Don't get my wrong, I have no problem with a woman (or man for that matter) being a stay at home parent, if that is their choice.  The key word here, is choice.  Some will say that I always had a choice, and I suppose that they are right, if I wanted to disappoint God, and disobey Him, thereby earning his wrath and losing my ticket to heaven.  I did as I was commanded, and didn't even bother to dream of anything else.

In the 2 1/2 years since leaving Mormonism, I have changed a great deal.  I feel like I have woken up from a long sleep and stepped into a colorful world, full of stunning, interesting people, and innumerable options for the rest of my life.  I am attacking life with zest, with enthusiasm, like a starving refugee, presented with a mouth-watering buffet.  Still, there's been a sadness in my soul, a weight, filled with regret for all of the years which had been stolen from me.  I spent so many years living a lie, years which I will never get back.

As I talk to other women, I feel this same burden in their hearts, a grief that is so profound that it nearly takes one's breath away.  What might we have been?  What would we have dreamed of being when we were young, had we been allowed to dream?  How can we possibly ever be made whole?  The sad (or happy) fact is that we can't change the past.  Like flowing water, like fluid seas, the past has gone, moved on to another realm, and we cannot get it back.

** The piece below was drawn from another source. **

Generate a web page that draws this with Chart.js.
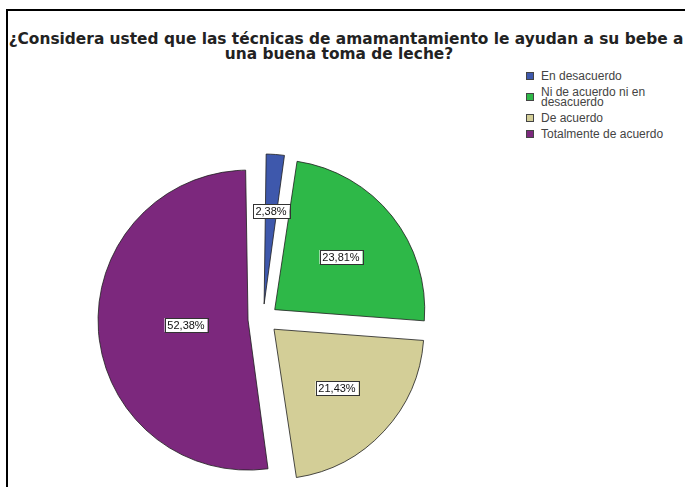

But, and this is what touched me today about the Emerson quote, I can stop being a slave to my past.  What use are tears shed over a career that I might have had?  They benefit me nothing.  Certainly there is grieving to be done, as there is after any trauma, but, if I weep too long, sorrow too much, or hold this weight in my soul, then my past of Mormonism is still my master.  So now, in my new life, my rebirth, I will plunge deep into the sublime seas of my future, and swim far.  I will live the dreams of the little girl inside me, who has aged a bit now (or a lot), seize my power, and overlook the old.  

I will make a difference in this new life of mine.  I will live, I will dream, I will wear flowers in my hair, I will soar, I will dance, I will twirl in circles in a field of daisies, I will spread sparkly fairy dust over the whole world, I will sing, I will roar, and I will rejoice, for I am shackled no longer.